_Exercise task_: Review the listing and copy each line that holds the word "chart".

_Provided material_:
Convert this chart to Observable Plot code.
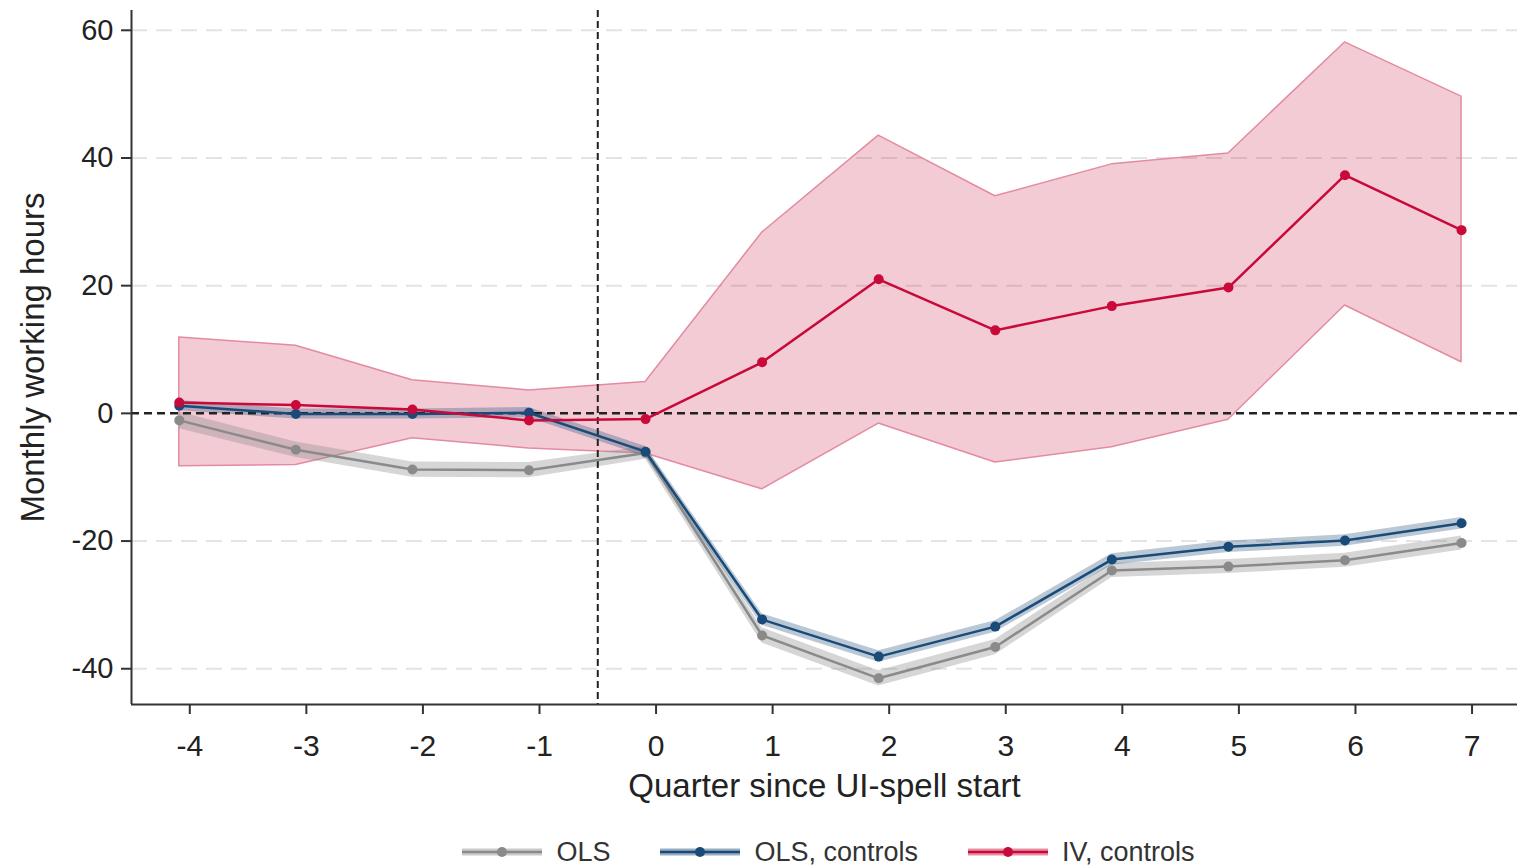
<!DOCTYPE html>
<html>
<head>
<meta charset="utf-8">
<script src="https://cdn.jsdelivr.net/npm/d3@7"></script>
<script src="https://cdn.jsdelivr.net/npm/@observablehq/plot@0.6"></script>
<style>
  html, body { margin: 0; padding: 0; background: #fff; }
  body { width: 1517px; height: 868px; overflow: hidden; font-family: "Liberation Sans", Arial, sans-serif; }
  #legend { display: flex; justify-content: center; align-items: center; height: 44px; padding-left: 140px; color: #333; font-size: 27px; }
  .item { display: flex; align-items: center; margin: 0 25px; }
  .item svg { margin-right: 14px; }
</style>
</head>
<body>
<div id="chart"></div>
<div id="legend"></div>
<script>
// ---- data ----
const quarters = [-4, -3, -2, -1, 0, 1, 2, 3, 4, 5, 6, 7];
const yTicks = [-40, -20, 0, 20, 40, 60];
const gridValues = [-40, -20, 20, 40, 60];

const olsEst = [-1.1, -5.7, -8.8, -8.9, -6.2, -34.8, -41.5, -36.6, -24.6, -24.0, -23.0, -20.3];
const olsLo  = [-2.4, -6.9, -10.0, -10.1, -7.2, -36.0, -42.7, -37.8, -25.7, -25.1, -24.1, -21.4];
const olsHi  = [0.2, -4.5, -7.6, -7.7, -5.2, -33.6, -40.3, -35.4, -23.5, -22.9, -21.9, -19.2];

const olsCtrlEst = [1.2, -0.1, -0.1, 0.1, -6.0, -32.3, -38.1, -33.4, -22.9, -20.9, -19.9, -17.2];
const olsCtrlLo  = [0.4, -0.9, -0.9, -0.7, -6.8, -33.2, -39.0, -34.3, -23.8, -21.8, -20.8, -18.1];
const olsCtrlHi  = [2.0, 0.7, 0.7, 0.9, -5.2, -31.4, -37.2, -32.5, -22.0, -20.0, -19.0, -16.3];

const ivEst = [1.7, 1.3, 0.6, -1.1, -0.9, 8.0, 21.0, 13.0, 16.8, 19.7, 37.3, 28.7];
const ivLo  = [-8.3, -8.1, -3.9, -5.5, -6.3, -11.9, -1.6, -7.7, -5.3, -1.0, 16.9, 8.0];
const ivHi  = [11.9, 10.6, 5.2, 3.6, 4.9, 28.3, 43.5, 34.0, 39.0, 40.7, 58.1, 49.6];

const seriesNames = ["OLS", "OLS, controls", "IV, controls"];
const seriesColors = ["#8a8a8a", "#1a4a78", "#c8093a"];

const xLabel = "Quarter since UI-spell start";
const yLabel = "Monthly working hours";

// plotting offset of estimates relative to quarter ticks
const shift = -0.09;

function table(est, lo, hi) {
  return quarters.map((q, i) => ({ q: q + shift, est: est[i], lo: lo[i], hi: hi[i] }));
}
const ols = table(olsEst, olsLo, olsHi);
const olsC = table(olsCtrlEst, olsCtrlLo, olsCtrlHi);
const iv = table(ivEst, ivLo, ivHi);

const fmt = d => String(d);

const chart = Plot.plot({
  width: 1517,
  height: 830,
  marginTop: 10,
  marginBottom: 126,
  marginLeft: 131,
  marginRight: 0,
  x: { domain: [-4.5, 7.39] },
  y: { domain: [-45.6, 63.1] },
  style: { fontFamily: "'Liberation Sans', Arial, sans-serif", color: "#222", background: "#fff", overflow: "visible" },
  marks: [
    Plot.ruleY(gridValues, { stroke: "#e4e4e4", strokeWidth: 2, strokeDasharray: "16,9" }),
    Plot.areaY(iv, { x: "q", y1: "lo", y2: "hi", fill: seriesColors[2], fillOpacity: 0.21, stroke: "#e38ba1", strokeWidth: 1.5 }),
    Plot.areaY(ols, { x: "q", y1: "lo", y2: "hi", fill: seriesColors[0], fillOpacity: 0.35 }),
    Plot.areaY(olsC, { x: "q", y1: "lo", y2: "hi", fill: seriesColors[1], fillOpacity: 0.3 }),
    Plot.ruleY([0], { stroke: "#222", strokeWidth: 2.5, strokeDasharray: "8,5" }),
    Plot.ruleX([-0.5], { stroke: "#222", strokeWidth: 2, strokeDasharray: "7,4" }),
    Plot.line(ols, { x: "q", y: "est", stroke: seriesColors[0], strokeWidth: 2.5 }),
    Plot.dot(ols, { x: "q", y: "est", fill: seriesColors[0], r: 5 }),
    Plot.line(olsC, { x: "q", y: "est", stroke: seriesColors[1], strokeWidth: 2.5 }),
    Plot.dot(olsC, { x: "q", y: "est", fill: seriesColors[1], r: 5 }),
    Plot.line(iv, { x: "q", y: "est", stroke: seriesColors[2], strokeWidth: 2.5 }),
    Plot.dot(iv, { x: "q", y: "est", fill: seriesColors[2], r: 5 }),
    Plot.ruleX([-4.5], { stroke: "#333", strokeWidth: 2 }),
    Plot.ruleY([-45.6], { stroke: "#333", strokeWidth: 2 }),
    Plot.axisX(quarters, { tickSize: 10, tickPadding: 20, fontSize: 30, label: null, tickFormat: fmt, stroke: "#333", strokeWidth: 2 }),
    Plot.axisY(yTicks, { tickSize: 10, tickPadding: 8, fontSize: 29, label: null, tickFormat: fmt, stroke: "#333", strokeWidth: 2 }),
    Plot.text([xLabel], { frameAnchor: "bottom", dy: 82, lineAnchor: "middle", textAnchor: "middle", text: d => d, fontSize: 33, fill: "#222" }),
    Plot.text([yLabel], { frameAnchor: "left", dx: -98, rotate: -90, textAnchor: "middle", lineAnchor: "middle", text: d => d, fontSize: 33, fill: "#222" })
  ]
});
document.getElementById("chart").appendChild(chart);

// legend
const legend = document.getElementById("legend");
seriesNames.forEach((name, i) => {
  const item = document.createElement("div");
  item.className = "item";
  const c = seriesColors[i];
  item.innerHTML = `<svg width="80" height="16" viewBox="0 0 80 16">
      <line x1="0" y1="8" x2="80" y2="8" stroke="${c}" stroke-opacity="0.45" stroke-width="7"/>
      <line x1="0" y1="8" x2="80" y2="8" stroke="${c}" stroke-width="2.5"/>
      <circle cx="40" cy="8" r="5" fill="${c}"/>
    </svg><span>${name}</span>`;
  legend.appendChild(item);
});
</script>
</body>
</html>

_Output of the task_:
Convert this chart to Observable Plot code.
<div id="chart"></div>
const chart = Plot.plot({
document.getElementById("chart").appendChild(chart);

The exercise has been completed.